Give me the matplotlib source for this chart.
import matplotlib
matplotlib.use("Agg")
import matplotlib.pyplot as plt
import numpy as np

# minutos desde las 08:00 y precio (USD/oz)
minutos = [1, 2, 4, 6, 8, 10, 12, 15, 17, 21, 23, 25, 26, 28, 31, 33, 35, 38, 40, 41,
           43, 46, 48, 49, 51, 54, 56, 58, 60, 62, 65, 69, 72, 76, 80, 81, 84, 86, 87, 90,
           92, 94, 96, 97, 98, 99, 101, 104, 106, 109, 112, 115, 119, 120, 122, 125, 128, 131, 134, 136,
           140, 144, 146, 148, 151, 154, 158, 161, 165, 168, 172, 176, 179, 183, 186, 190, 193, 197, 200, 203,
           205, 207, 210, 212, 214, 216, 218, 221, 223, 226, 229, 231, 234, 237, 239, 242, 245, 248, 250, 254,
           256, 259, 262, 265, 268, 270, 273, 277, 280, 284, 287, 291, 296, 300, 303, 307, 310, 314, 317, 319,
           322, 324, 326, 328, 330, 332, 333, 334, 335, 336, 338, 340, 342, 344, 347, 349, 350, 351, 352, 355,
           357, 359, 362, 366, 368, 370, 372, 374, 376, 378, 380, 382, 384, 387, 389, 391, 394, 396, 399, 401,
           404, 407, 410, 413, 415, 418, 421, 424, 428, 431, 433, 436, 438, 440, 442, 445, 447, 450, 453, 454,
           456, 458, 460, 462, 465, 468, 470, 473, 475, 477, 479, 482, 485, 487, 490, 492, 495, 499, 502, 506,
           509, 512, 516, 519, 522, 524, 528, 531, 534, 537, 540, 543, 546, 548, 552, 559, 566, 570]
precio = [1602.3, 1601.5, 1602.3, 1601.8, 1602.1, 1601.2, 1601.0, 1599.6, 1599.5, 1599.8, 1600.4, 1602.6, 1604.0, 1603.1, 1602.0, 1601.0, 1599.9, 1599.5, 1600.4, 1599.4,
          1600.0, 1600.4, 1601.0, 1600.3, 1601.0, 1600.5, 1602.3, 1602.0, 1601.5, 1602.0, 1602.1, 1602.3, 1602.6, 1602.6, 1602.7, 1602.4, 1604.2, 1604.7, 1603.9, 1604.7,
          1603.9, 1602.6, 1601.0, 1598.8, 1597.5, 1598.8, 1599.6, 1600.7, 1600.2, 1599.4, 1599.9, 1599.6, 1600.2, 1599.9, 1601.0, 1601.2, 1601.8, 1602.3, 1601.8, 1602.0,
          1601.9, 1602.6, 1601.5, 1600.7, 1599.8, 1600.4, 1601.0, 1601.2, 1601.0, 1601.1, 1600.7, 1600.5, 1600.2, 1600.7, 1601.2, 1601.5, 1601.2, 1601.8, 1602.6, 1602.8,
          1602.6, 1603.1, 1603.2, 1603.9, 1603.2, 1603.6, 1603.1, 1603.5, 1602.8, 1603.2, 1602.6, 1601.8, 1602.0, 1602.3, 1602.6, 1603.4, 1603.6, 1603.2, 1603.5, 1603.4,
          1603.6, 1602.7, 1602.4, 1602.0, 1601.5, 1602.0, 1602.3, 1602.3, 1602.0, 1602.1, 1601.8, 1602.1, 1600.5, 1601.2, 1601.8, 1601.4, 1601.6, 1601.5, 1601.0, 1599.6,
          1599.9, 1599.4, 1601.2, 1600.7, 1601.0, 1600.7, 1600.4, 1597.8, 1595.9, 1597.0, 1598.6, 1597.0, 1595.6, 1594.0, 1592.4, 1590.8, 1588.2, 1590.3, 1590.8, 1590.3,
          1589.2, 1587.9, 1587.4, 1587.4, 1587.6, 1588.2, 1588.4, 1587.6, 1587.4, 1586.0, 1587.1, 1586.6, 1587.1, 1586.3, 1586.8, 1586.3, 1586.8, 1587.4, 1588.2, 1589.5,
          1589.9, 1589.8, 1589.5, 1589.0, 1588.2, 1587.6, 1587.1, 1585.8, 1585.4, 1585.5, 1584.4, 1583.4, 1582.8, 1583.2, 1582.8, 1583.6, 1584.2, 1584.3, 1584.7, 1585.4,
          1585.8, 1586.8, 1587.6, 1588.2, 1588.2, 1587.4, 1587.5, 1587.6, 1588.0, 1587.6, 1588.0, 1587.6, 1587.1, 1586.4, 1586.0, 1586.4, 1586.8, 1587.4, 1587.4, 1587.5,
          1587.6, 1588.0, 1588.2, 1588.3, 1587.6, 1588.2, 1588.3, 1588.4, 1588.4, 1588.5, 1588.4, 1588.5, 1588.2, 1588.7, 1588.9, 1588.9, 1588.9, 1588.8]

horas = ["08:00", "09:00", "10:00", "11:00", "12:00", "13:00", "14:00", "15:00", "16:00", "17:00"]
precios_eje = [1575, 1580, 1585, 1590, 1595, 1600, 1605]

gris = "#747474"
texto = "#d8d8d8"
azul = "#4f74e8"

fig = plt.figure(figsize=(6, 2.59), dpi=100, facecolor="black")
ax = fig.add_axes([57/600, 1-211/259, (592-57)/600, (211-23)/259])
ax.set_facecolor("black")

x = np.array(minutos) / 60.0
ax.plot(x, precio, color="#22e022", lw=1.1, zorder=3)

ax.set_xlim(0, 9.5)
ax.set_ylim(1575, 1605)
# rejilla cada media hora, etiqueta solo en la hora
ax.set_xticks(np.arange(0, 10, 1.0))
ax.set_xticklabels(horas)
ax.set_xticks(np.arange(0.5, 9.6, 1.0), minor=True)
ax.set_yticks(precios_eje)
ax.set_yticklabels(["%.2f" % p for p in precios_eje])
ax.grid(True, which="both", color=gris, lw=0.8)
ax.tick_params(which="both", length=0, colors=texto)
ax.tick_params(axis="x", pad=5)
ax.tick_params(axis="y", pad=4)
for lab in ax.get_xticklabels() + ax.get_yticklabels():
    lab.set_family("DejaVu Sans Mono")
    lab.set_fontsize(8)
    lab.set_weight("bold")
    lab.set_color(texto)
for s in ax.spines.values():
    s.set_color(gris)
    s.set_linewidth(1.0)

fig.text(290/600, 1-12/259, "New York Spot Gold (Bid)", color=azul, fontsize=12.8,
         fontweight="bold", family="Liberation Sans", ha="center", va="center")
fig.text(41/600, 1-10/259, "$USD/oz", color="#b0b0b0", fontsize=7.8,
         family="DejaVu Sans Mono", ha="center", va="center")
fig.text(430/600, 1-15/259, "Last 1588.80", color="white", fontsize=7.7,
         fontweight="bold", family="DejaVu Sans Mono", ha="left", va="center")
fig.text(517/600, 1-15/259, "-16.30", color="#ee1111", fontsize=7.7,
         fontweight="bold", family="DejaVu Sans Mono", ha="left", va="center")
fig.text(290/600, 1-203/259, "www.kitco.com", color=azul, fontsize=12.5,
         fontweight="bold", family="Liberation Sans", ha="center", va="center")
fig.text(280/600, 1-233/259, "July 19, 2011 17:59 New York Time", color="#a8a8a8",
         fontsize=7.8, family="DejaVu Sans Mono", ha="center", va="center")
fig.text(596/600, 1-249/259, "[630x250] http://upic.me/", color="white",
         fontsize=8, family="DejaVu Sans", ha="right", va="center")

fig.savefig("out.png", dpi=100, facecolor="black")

--

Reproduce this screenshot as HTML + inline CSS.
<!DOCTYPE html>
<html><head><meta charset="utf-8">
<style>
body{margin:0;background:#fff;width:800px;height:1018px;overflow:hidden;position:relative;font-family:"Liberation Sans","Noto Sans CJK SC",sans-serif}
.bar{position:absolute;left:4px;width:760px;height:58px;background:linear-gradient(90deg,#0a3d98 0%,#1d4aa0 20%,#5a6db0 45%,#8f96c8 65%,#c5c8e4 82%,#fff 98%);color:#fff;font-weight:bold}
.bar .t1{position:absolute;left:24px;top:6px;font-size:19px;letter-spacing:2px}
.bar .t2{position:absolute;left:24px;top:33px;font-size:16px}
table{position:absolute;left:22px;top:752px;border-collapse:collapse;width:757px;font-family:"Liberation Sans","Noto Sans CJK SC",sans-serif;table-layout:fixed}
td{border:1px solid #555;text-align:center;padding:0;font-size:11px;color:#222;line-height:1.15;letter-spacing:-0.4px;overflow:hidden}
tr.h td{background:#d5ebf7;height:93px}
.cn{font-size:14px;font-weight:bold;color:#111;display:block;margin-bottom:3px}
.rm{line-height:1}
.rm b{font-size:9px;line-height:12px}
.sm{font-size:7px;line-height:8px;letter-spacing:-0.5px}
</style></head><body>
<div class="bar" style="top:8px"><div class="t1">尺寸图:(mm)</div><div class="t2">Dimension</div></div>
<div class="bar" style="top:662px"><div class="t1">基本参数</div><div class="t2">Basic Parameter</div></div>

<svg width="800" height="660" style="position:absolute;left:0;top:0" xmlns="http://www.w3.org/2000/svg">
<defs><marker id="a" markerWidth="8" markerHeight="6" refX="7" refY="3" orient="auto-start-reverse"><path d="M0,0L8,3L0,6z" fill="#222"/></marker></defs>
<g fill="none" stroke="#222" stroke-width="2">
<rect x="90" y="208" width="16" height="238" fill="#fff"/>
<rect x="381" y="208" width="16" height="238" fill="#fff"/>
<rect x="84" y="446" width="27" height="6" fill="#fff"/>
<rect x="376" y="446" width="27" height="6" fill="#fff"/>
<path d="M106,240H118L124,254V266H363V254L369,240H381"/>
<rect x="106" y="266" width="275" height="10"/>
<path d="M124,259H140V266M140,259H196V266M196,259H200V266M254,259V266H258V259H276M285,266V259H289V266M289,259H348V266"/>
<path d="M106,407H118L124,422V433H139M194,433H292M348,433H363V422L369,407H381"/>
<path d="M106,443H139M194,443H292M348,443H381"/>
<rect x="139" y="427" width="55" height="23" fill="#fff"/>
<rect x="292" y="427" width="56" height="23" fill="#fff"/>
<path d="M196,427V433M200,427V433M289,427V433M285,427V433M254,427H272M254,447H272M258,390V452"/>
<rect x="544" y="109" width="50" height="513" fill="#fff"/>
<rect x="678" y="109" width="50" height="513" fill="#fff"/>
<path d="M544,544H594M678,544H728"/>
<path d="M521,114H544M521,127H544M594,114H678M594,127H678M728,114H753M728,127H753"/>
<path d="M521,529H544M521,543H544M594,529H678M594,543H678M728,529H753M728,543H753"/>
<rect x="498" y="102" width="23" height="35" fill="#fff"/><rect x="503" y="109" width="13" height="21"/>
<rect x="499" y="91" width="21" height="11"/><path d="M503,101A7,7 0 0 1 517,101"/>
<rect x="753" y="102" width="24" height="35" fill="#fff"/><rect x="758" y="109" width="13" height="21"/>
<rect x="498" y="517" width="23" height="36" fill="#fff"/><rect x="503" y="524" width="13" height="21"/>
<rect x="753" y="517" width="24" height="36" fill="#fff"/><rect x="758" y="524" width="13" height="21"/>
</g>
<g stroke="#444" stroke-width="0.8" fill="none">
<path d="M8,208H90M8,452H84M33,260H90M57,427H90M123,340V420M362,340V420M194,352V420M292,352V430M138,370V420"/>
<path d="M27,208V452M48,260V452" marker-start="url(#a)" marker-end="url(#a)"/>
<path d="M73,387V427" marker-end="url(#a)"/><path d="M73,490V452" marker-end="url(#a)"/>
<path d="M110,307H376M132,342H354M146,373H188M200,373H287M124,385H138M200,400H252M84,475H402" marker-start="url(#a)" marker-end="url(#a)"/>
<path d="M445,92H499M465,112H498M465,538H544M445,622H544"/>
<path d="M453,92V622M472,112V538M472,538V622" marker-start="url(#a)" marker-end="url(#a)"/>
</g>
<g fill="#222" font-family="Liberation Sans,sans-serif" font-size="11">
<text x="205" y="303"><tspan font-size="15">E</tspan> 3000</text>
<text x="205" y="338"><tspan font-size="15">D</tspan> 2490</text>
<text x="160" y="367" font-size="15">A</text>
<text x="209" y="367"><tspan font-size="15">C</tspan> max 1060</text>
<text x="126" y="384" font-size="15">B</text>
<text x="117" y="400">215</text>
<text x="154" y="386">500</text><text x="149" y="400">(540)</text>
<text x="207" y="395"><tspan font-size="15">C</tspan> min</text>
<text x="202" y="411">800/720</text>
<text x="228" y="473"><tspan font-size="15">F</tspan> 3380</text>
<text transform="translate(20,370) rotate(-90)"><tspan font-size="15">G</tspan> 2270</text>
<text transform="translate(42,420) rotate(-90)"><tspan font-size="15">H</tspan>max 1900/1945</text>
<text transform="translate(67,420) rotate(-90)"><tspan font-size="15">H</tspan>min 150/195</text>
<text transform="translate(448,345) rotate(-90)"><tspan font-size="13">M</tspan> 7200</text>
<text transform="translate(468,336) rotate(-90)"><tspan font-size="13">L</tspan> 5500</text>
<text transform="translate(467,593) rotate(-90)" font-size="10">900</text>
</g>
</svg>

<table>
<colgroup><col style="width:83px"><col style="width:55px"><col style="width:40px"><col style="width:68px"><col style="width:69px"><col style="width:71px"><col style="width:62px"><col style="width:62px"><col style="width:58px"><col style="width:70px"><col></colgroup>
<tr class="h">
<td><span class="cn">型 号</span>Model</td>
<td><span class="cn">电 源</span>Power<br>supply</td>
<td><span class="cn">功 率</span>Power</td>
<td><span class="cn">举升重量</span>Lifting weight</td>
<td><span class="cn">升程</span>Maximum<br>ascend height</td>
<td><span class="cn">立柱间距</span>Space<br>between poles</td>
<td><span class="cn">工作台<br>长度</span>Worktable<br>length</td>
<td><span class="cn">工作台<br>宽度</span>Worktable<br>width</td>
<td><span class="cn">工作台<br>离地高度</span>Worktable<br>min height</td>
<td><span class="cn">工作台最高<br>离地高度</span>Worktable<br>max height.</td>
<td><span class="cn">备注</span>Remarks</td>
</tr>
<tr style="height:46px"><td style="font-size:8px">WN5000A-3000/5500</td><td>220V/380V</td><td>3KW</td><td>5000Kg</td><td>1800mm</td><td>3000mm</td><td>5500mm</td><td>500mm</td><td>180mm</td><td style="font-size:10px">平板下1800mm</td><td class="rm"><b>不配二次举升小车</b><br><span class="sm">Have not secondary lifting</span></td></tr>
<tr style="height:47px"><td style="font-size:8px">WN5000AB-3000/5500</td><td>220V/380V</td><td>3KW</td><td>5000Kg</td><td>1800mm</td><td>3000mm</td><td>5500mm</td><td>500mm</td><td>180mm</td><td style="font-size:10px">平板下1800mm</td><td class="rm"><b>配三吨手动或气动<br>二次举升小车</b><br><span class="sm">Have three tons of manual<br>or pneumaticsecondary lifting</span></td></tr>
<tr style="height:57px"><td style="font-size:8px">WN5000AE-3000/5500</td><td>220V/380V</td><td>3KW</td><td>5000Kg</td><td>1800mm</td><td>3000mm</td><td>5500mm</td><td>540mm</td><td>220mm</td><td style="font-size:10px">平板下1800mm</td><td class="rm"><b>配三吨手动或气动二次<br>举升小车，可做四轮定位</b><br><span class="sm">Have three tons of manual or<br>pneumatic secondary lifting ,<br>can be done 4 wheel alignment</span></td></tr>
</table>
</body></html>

**What is asked:** Check every line of the material for the string "matplotlib" and give the number of lines that have it, without anything else.

**Output of the task:** 4